FACTS on ASSISTED SUICIDE

  • Terminal prognosis are often wrong. Individuals outlive their diagnoses by months and even years. Assisted suicide legislation leads people to give up on treatment and lose good years of their lives.

  • Assisted suicide legalization has failed more times than it has succeeded. There have been over 140 legalization attempts in the past 20 years, yet only 5 states (and Washington D.C.) have actually legalized it through legislative or voter action.

  • The witness to a prescription request could be someone who would inherit from the patient. Once the prescription is written, a relative or abusive caregiver can pick it up and give it to the patient in food or drink. Since no witness is required at the time of death, who would know if the patient consented?

  • If assisted suicide is made legal, it quickly becomes just another form of treatment and as such, will always be the cheapest option. This is troublesome in a cost-conscious healthcare environment. Oregonian Barbara Wagner was denied coverage of her cancer treatment but received a letter from the Oregon Health Plan that stated the plan would cover assisted suicide. Another Oregon resident, Randy Stroup, received an identical letter, telling him that the Oregon Health Plan would cover the cost of his assisted suicide, but would not pay for medical treatment for his prostate cancer.

  • Assisted suicide poses a threat to those living with disabilities or who are in vulnerable circumstances. When assisted suicide becomes an option, pressure can be placed on these individuals to take that option.

  • The mental heath and other safeguards in Oregon and Washington have proven to be hollow as they are easily circumvented. Patients are not required to receive a lethal prescription from their attending physician and can “doctor-shop”.
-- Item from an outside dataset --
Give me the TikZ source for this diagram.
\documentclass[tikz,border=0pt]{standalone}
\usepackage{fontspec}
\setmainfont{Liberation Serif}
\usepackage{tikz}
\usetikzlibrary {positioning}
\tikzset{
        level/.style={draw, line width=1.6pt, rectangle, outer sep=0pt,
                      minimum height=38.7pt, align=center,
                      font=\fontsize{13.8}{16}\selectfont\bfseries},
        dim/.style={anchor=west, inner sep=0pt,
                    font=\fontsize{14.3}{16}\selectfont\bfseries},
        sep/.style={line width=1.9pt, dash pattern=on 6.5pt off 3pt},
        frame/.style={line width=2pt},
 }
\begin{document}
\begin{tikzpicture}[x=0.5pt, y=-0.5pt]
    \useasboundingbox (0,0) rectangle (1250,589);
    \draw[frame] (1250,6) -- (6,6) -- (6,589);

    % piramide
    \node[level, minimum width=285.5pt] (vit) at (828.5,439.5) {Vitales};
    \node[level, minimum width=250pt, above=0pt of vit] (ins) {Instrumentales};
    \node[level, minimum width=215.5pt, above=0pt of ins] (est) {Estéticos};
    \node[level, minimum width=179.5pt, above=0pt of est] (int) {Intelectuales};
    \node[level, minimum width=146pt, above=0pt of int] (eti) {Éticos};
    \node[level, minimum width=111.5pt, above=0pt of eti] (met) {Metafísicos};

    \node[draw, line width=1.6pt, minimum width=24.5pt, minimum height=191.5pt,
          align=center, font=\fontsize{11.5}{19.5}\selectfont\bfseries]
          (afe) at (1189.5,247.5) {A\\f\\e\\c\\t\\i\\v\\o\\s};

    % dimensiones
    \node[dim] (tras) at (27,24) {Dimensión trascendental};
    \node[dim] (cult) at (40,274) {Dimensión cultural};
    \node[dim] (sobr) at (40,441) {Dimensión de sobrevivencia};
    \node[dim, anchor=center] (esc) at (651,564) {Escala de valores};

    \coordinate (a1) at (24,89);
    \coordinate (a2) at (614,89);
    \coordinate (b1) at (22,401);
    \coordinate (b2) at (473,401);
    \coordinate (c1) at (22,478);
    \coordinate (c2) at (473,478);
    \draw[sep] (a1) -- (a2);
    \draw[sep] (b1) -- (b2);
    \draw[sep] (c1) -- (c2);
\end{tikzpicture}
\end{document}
  • Nothing in the Oregon or Washington style laws can protect from explicit or implicit family pressures to commit suicide or personal fears of “being a burden.” There is also no requirement that a doctor evaluate family pressures the patient may be under.
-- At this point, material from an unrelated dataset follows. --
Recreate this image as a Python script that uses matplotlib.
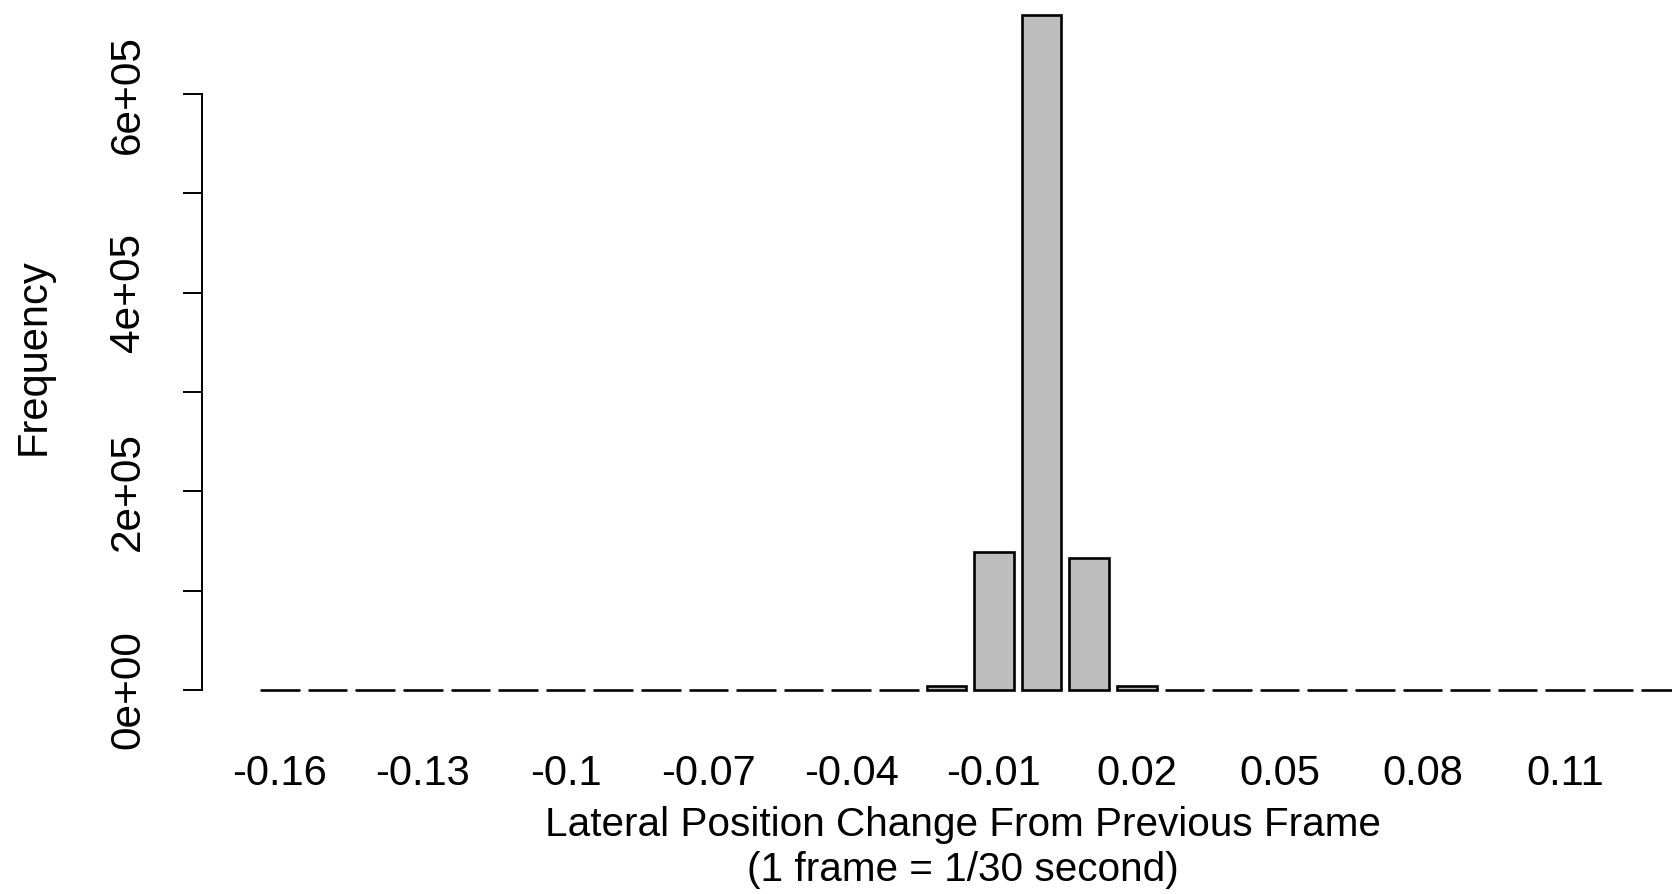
import numpy as np
import matplotlib.pyplot as plt

# bins of lateral position change (every 0.01), and counts per bin
bins = [-0.16, -0.15, -0.14, -0.13, -0.12, -0.11, -0.10, -0.09, -0.08, -0.07,
        -0.06, -0.05, -0.04, -0.03, -0.02, -0.01, 0.00, 0.01, 0.02, 0.03,
        0.04, 0.05, 0.06, 0.07, 0.08, 0.09, 0.10, 0.11, 0.12, 0.13]
counts = [0, 0, 0, 0, 0, 0, 0, 0, 0, 0,
          0, 0, 0, 0, 4500, 139000, 679500, 133000, 4000, 0,
          0, 0, 0, 0, 0, 0, 0, 0, 0, 0]

# labels R managed to fit under the bars
xlabels = ['-0.16', '-0.13', '-0.1', '-0.07', '-0.04', '-0.01',
           '0.02', '0.05', '0.08', '0.11']
yticks = [0, 100000, 200000, 300000, 400000, 500000, 600000]
ylabels = ['0e+00', '', '2e+05', '', '4e+05', '', '6e+05']

plt.rcParams['font.family'] = ['Liberation Sans', 'DejaVu Sans']

W, H = 1672, 894
fig = plt.figure(figsize=(W / 100, H / 100), dpi=100)
ax = fig.add_axes([202 / W, 1 - 690 / H, 1470 / W, 690 / H])

pos = np.arange(len(bins))
ax.bar(pos, counts, width=0.833, color='#BEBEBE', edgecolor='black',
       linewidth=1.9, clip_on=False)

ax.set_xlim((202 - 280) / 47.6, (W - 280) / 47.6)
ax.set_ylim(0, 690 / 99.33 * 1e5)

for s in ['top', 'right', 'bottom']:
    ax.spines[s].set_visible(False)
ax.spines['left'].set_bounds(0, 600000)
ax.spines['left'].set_linewidth(1.4)

xpos = [bins.index(float(l)) for l in xlabels]
ax.set_xticks(xpos, xlabels)
ax.tick_params(axis='x', length=0, pad=60.5, labelsize=30)
for t in ax.get_xticklabels():
    t.set_va('center')

ax.set_yticks(yticks, ylabels)
ax.tick_params(axis='y', length=13.7, width=1.4, pad=39.6, labelsize=30.5)
for t in ax.get_yticklabels():
    t.set_rotation(90)
    t.set_va('center')
    t.set_ha('center')

fig.text(34 / W, 1 - 357 / H, 'Frequency', rotation=90, fontsize=30,
         ha='center', va='center')
fig.text(963 / W, 1 - 825 / H, 'Lateral Position Change From Previous Frame',
         fontsize=29.2, ha='center', va='center')
fig.text(963 / W, 1 - 870 / H, '(1 frame = 1/30 second)',
         fontsize=29.2, ha='center', va='center')

fig.savefig('out.png', dpi=100)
  • Oregon’s data on assisted suicide is flawed, incomplete and tells us very little. The state does not investigate cases of abuse, and has admitted, “We cannot determine whether physician assisted suicide is being practiced outside the framework of the Death with Dignity Act.” The state has also acknowledged destroying the underlying data after each annual report.1

  • Prescription requests from terminally ill individuals for suicide drugs are often based on fear and depression. Most cases of depression among terminally ill people can be successfully treated. Yet primary care physicians are generally not experts in diagnosing depression. Nothing in the Oregon or Washington assisted suicide laws compel doctors to refer patients for evaluation by a psychologist or psychiatrist to screen for depression or mental illness.

  • Under Oregon and Washington law, there is nothing to compel doctors to encourage a patient to notify family members as a support system to aid in the process or even be present.

  • Countries such as the Netherlands, where assisted suicide has been legal for decades, show that assisted suicide cannot be contained or limited to the terminally ill. (See Dr. Herbert Hendon commentary, click here)

  • Barbiturates do not assure a peaceful death. Barbiturates are the most common substances used for assisted suicide in Oregon and Washington. Overdoses of barbiturates are known to cause distress and have associated issues:

    • Extreme gasping and muscle spasms
    • While losing consciousness, a person can vomit and then inhale the vomit
    • Panic, feelings of terror and assaultive behavior from the drug-induced confusion
    • Failure of drugs to induce unconsciousness
    • A number of days elapsing before death occurs or death does not occur

Dr. Katrina Hedberg, 9 December 2004, House of Lords, Select Committee on the Assisted Dying for the Terminally Ill Bill, Assisted Dying for the Terminally Ill Bill [HL], Volume II: Evidence, (London: The Stationery Office Ltd., 2005), 262.)